Au fil des réponses, un schéma s’est dessiné : plus un utilisateur avait confiance dans les résultats générés par l’IA, et moins il faisait appel à son jugement critique. À l’inverse, moins les personnes interrogées avaient confiance, et plus elles étaient confiantes dans leur propre capacité à évaluer ce que l’lA générait.
Cela était d’autant plus vrai si cela concernait des « tâches à faible enjeu », jugées subalternes, pour lesquelles ces utilisateurs avaient tendance à être moins critiques. Or, ces « premiers renoncements » ne seraient pas sans risque.

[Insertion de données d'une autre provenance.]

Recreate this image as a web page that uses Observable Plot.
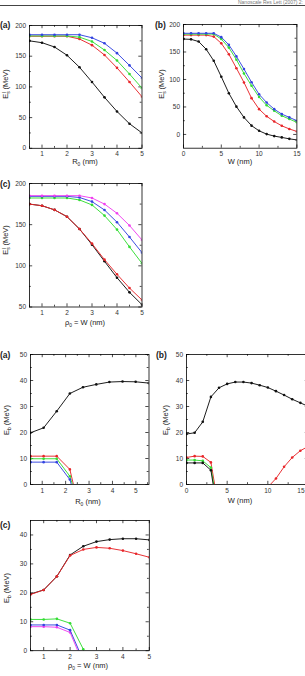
<!DOCTYPE html>
<html><head><meta charset="utf-8">
<script src="https://cdn.jsdelivr.net/npm/d3@7"></script>
<script src="https://cdn.jsdelivr.net/npm/@observablehq/plot@0.6"></script>
<style>
html,body{margin:0;padding:0;background:#fff;}
#page{position:relative;width:305px;height:676px;overflow:hidden;font-family:"Liberation Sans",Arial,sans-serif;color:#222;}
.abs{position:absolute;}
.plab{position:absolute;font-weight:bold;font-size:8.5px;line-height:1;}
.xl{position:absolute;font-size:7.5px;line-height:1;transform:translateX(-50%);white-space:nowrap;}
.yl{position:absolute;font-size:7.5px;line-height:1;white-space:nowrap;transform:translate(-50%,-50%) rotate(-90deg);}
.xl sub,.yl sub{font-size:65%;vertical-align:-0.35em;}
.yl sup{font-size:65%;vertical-align:0.5em;margin-left:-0.35em;}
#hdr{position:absolute;right:2px;top:-0.5px;font-size:5px;line-height:1;color:#777;white-space:nowrap;}
#rule{position:absolute;left:0;top:5px;width:305px;height:1.3px;background:#444;}
</style></head>
<body><div id="page"><div id="hdr">Nanoscale Res Lett (2007) 2:</div><div id="rule"></div></div>
<script>
// ---------- data ----------
const xR = [0.5,1,1.5,2,2.5,3,3.5,4,4.5,5];
const xW = [0,1,2,3,4,5,6,7,8,9,10,11,12,13,14,15];
const xRb = [0.5,1.06,1.62,2.18,2.74,3.31,3.87,4.43,4.99,5.55];

// top (a): E_s^I vs R0
const taBlack = [175,172,165,151.5,132,108,83,60,40,25];
const taRed   = [182.5,182.5,182.5,182.5,178,168,152,131,108,84];
const taGreen = [183,183,183,183,181,174,160,143,121,98];
const taBlue  = [185,185,185,185,185,180,171,155,135,114.5];

// top (b): E_s^I vs W
const tbBlack = [173.5,173,169,155,134,105,75,50.6,31,16,6.6,0.6,-3,-5.4,-8,-10];
const tbRed   = [180.7,180.7,180.7,180.7,178,165.7,146,120.5,94.6,66,46,33,23.5,15.7,10,5.4];
const tbGreen = [182.5,182.5,182.5,182.5,182.5,173.5,158,136,111,88.5,68,53,43,34,28,22];
const tbBlue  = [184,184,184,184,184,177,163,142,119,95,73,58,46,37,31,25];

// top (c): E_s^I vs rho0 = W
const tcBlack   = [175,173,168,159.7,144.7,125.7,105.5,85.6,67.8,52.8];
const tcRed     = [175,173,168,159.7,144.7,127,107.5,89.7,73,58.5];
const tcGreen   = [182.4,182.4,182.4,182.4,180,174,161,144,123,103];
const tcBlue    = [184.4,184.4,184.4,184.4,183,178,167.8,153,135,116];
const tcMagenta = [185.2,185.2,185.2,185.2,185.2,182.4,175,163.8,149,131.4];

// bottom (a): E_b vs R0
const baBlack = [19.9,21.8,28.2,35,37.4,38.5,39.4,39.6,39.5,39];
const baRed   = [10.9,10.9,10.9,5.8,-15.5,null,null,null,null,null];
const baGreen = [9.9,9.9,9.9,3.2,-12.8,null,null,null,null,null];
const baBlue  = [8.6,8.6,8.6,1.9,-15,null,null,null,null,null];

// bottom (b): E_b vs W
const bbBlack  = [19.4,19.9,24.1,33.7,37.2,38.7,39.4,39.4,39,38.2,37.3,35.9,34.4,32.8,31.4,30];
const bbRed    = [10.4,10.9,10.8,8.5,-10,null,null,null,null,null,-1,2.3,6.8,10.4,13,14.7];
const bbGreen  = [9.4,9.4,9.1,6.5,-11.6,null,null,null,null,null,null,null,null,null,null,null];
const bbBlack2 = [8.3,8.3,8.3,5.5,-14,null,null,null,null,null,null,null,null,null,null,null];

// bottom (c): E_b vs rho0 = W
const bcBlack   = [19.6,21,25.7,33.1,36.1,37.7,38.4,38.7,38.7,38.3];
const bcRed     = [19.4,21,25.7,32.9,35,35.7,35.4,34.6,33.5,32.3];
const bcGreen   = [10.8,10.8,11,9.5,0.5,-15,null,null,null,null];
const bcBlue    = [8.9,8.9,8.9,7.1,-3.4,null,null,null,null,null];
const bcMagenta = [8.3,8.3,8.1,6.3,-4.6,null,null,null,null,null];

// ---------- styles ----------
const C = {black:"#111", red:"#e8262a", green:"#33dd33", blue:"#3344e0", magenta:"#f040f0"};

function panel(cfg){
  const ml=24, mr=4, mt=4, mb=14;
  const fw = cfg.x1-cfg.x0, fh = cfg.y1-cfg.y0;
  const marks = [];
  const inX = v => v>=cfg.xd[0]-1e-9 && v<=cfg.xd[1]+1e-9;
  const inY = v => v>=cfg.yd[0]-1e-9 && v<=cfg.yd[1]+1e-9;
  const maj=3.2, min=1.8;
  const tickSet = (vals,len) => {
    const xv = vals.x.filter(inX), yv = vals.y.filter(inY);
    return [
      Plot.tickX(xv,{x:d=>d,insetTop:fh-len,stroke:"#000",strokeWidth:0.7}),
      Plot.tickX(xv,{x:d=>d,insetBottom:fh-len,stroke:"#000",strokeWidth:0.7}),
      Plot.tickY(yv,{y:d=>d,insetRight:fw-len,stroke:"#000",strokeWidth:0.7}),
      Plot.tickY(yv,{y:d=>d,insetLeft:fw-len,stroke:"#000",strokeWidth:0.7})
    ];
  };
  marks.push(...tickSet({x:cfg.xt,y:cfg.yt},maj));
  marks.push(...tickSet({x:cfg.xm,y:cfg.ym},min));
  for (const s of cfg.series){
    const data = s.x.map((x,i)=>({x, y:s.y[i]}));
    marks.push(Plot.line(data,{x:"x",y:"y",stroke:s.c,strokeWidth:0.95,clip:true}));
    marks.push(Plot.dot(data.filter(d=>d.y!=null),{x:"x",y:"y",fill:s.c,r:1.3,clip:true}));
  }
  marks.push(Plot.frame({stroke:"#000",strokeWidth:0.8}));
  const xl = cfg.xt.filter(inX);
  const axOpts = {anchor:"bottom",tickSize:0,tickPadding:3.5,label:null,fontSize:6.5,tickFormat:d=>String(d)};
  if (cfg.endLast) {
    marks.push(Plot.axisX(xl.slice(0,-1),axOpts));
    marks.push(Plot.axisX(xl.slice(-1),{...axOpts,textAnchor:"end",dx:-4}));
  } else {
    marks.push(Plot.axisX(xl,axOpts));
  }
  marks.push(Plot.axisY(cfg.yt.filter(inY),{anchor:"left",tickSize:0,tickPadding:3.5,label:null,fontSize:6.5,tickFormat:d=>String(d)}));
  const svg = Plot.plot({
    width: fw+ml+mr, height: fh+mt+mb,
    marginLeft: ml, marginRight: mr, marginTop: mt, marginBottom: mb,
    x:{domain:cfg.xd, axis:null},
    y:{domain:cfg.yd, axis:null},
    style:{fontFamily:'"Liberation Sans",Arial,sans-serif', background:"transparent", overflow:"visible", color:"#333"},
    marks
  });
  svg.style.position="absolute";
  svg.style.left=(cfg.x0-ml)+"px";
  svg.style.top=(cfg.y0-mt)+"px";
  svg.style.maxWidth="none";
  document.getElementById("page").appendChild(svg);
}

const halfR = [0.5,1.5,2.5,3.5,4.5];
const halfRb = [0.5,1.5,2.5,3.5,4.5,5.5];
const intR = [1,2,3,4,5];

panel({x0:29,x1:141.5,y0:24.5,y1:147.3,xd:[0.5,5],yd:[0,200],
  xt:intR,xm:halfR,yt:[0,50,100,150,200],ym:[25,75,125,175],
  series:[{x:xR,y:taBlack,c:C.black},{x:xR,y:taRed,c:C.red},{x:xR,y:taGreen,c:C.green},{x:xR,y:taBlue,c:C.blue}]});
panel({x0:183.3,x1:296.7,y0:24.3,y1:148,xd:[0,15],yd:[-25,200],
  xt:[0,5,10,15],xm:[2.5,7.5,12.5],yt:[0,50,100,150,200],ym:[25,75,125,175],
  series:[{x:xW,y:tbBlack,c:C.black},{x:xW,y:tbRed,c:C.red},{x:xW,y:tbGreen,c:C.green},{x:xW,y:tbBlue,c:C.blue}]});
panel({x0:29,x1:141.5,y0:182.8,y1:306.3,xd:[0.5,5],yd:[50,200],
  xt:intR,xm:halfR,yt:[50,100,150,200],ym:[75,125,175],
  series:[{x:xR,y:tcBlack,c:C.black},{x:xR,y:tcRed,c:C.red},{x:xR,y:tcGreen,c:C.green},{x:xR,y:tcBlue,c:C.blue},{x:xR,y:tcMagenta,c:C.magenta}]});
panel({x0:29.5,x1:148,y0:354.3,y1:484.3,xd:[0.5,5.56],yd:[0,50],
  xt:intR,xm:halfRb,yt:[0,10,20,30,40,50],ym:[5,15,25,35,45],
  series:[{x:xRb,y:baBlack,c:C.black},{x:xRb,y:baRed,c:C.red},{x:xRb,y:baGreen,c:C.green},{x:xRb,y:baBlue,c:C.blue}]});
panel({x0:186,x1:308,y0:354.3,y1:484.3,xd:[0,15],yd:[0,50],endLast:true,
  xt:[0,5,10,15],xm:[2.5,7.5,12.5],yt:[0,10,20,30,40,50],ym:[5,15,25,35,45],
  series:[{x:xW,y:bbBlack,c:C.black},{x:xW,y:bbRed,c:C.red},{x:xW,y:bbGreen,c:C.green},{x:xW,y:bbBlack2,c:C.black}]});
panel({x0:29.5,x1:148.3,y0:519.8,y1:650,xd:[0.5,5],yd:[0,45],
  xt:intR,xm:halfR,yt:[0,10,20,30,40],ym:[5,15,25,35],
  series:[{x:xR,y:bcBlack,c:C.black},{x:xR,y:bcRed,c:C.red},{x:xR,y:bcMagenta,c:C.magenta},{x:xR,y:bcBlue,c:C.blue},{x:xR,y:bcGreen,c:C.green}]});

// ---------- text ----------
const page = document.getElementById("page");
function add(cls, html, left, top){
  const d=document.createElement("div"); d.className=cls; d.innerHTML=html;
  d.style.left=left+"px"; d.style.top=top+"px"; page.appendChild(d);
}
add("plab","(a)",0,21); add("plab","(b)",155,21); add("plab","(c)",0,180);
add("plab","(a)",0,351); add("plab","(b)",156,351); add("plab","(c)",0,521);
const Es = "E<sub>s</sub><sup>I</sup> (MeV)", Eb = "E<sub>b</sub> (MeV)";
add("yl",Es,7,84); add("yl",Es,163,84); add("yl",Es,7,240);
add("yl",Eb,8,420); add("yl",Eb,167,420); add("yl",Eb,8,588);
add("xl","R<sub>0</sub> (nm)",85,158); add("xl","W (nm)",240,158); add("xl","ρ<sub>0</sub> = W (nm)",85,319);
add("xl","R<sub>0</sub> (nm)",88,498); add("xl","W (nm)",240,497); add("xl","ρ<sub>0</sub> = W (nm)",88,662);
</script></body></html>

Les chercheurs mettent en garde contre les possibilités de « dépendance excessive à long terme et de diminution de la capacité à résoudre les problèmes de manière indépendante ».
Dit autrement, plus les outils d’IA deviennent performants et fiables, et plus on aurait tendance, par commodité, gain de temps et peut-être aussi par paresse, à y faire appel, au détriment de nos capacités cognitives que l’on perdrait progressivement.
L’IA nous priverait des moments où notre cerveau « se muscle »
Alors que les géants de l’IA ne cessent de vanter le gain de productivité apporté par l’IA, ou de présenter ces outils comme un moyen de se libérer des tâches rébarbatives, l’IA pourrait en pratique avoir un impact plus important que prévu. Elle pourrait réduire notre capacité à aborder les problèmes les plus complexes, lorsqu’ils se présentent à nous.
« L’une des principales ironies de l’automatisation est qu’en mécanisant les tâches routinières et en laissant le traitement des exceptions à l’utilisateur humain, vous privez ce dernier des occasions habituelles d’exercer son jugement et de renforcer sa musculature cognitive, ce qui le laisse atrophié et mal préparé lorsque les exceptions se présentent », écrivent les chercheurs.
Les auteurs de l’étude ne sont pas pour autant persuadés que l’IA doive être mise de côté – ce qui aurait été surprenant puisque sur les sept chercheurs, six proviennent de Microsoft, un acteur majeur dans la course à l’IA actuelle. Pour ces derniers, leur étude peut aider les développeurs d’IA à concevoir des outils qui mettent l’accent sur les possibilités de « pratiquer la pensée critique », « de stimuler le développement et de prévenir l’atrophie ». En d’autres termes, il faudrait concevoir des systèmes d’IA qui feraient travailler notre cerveau, à l’image d’outils qui nous inciteraient à remettre en question les réponses générées.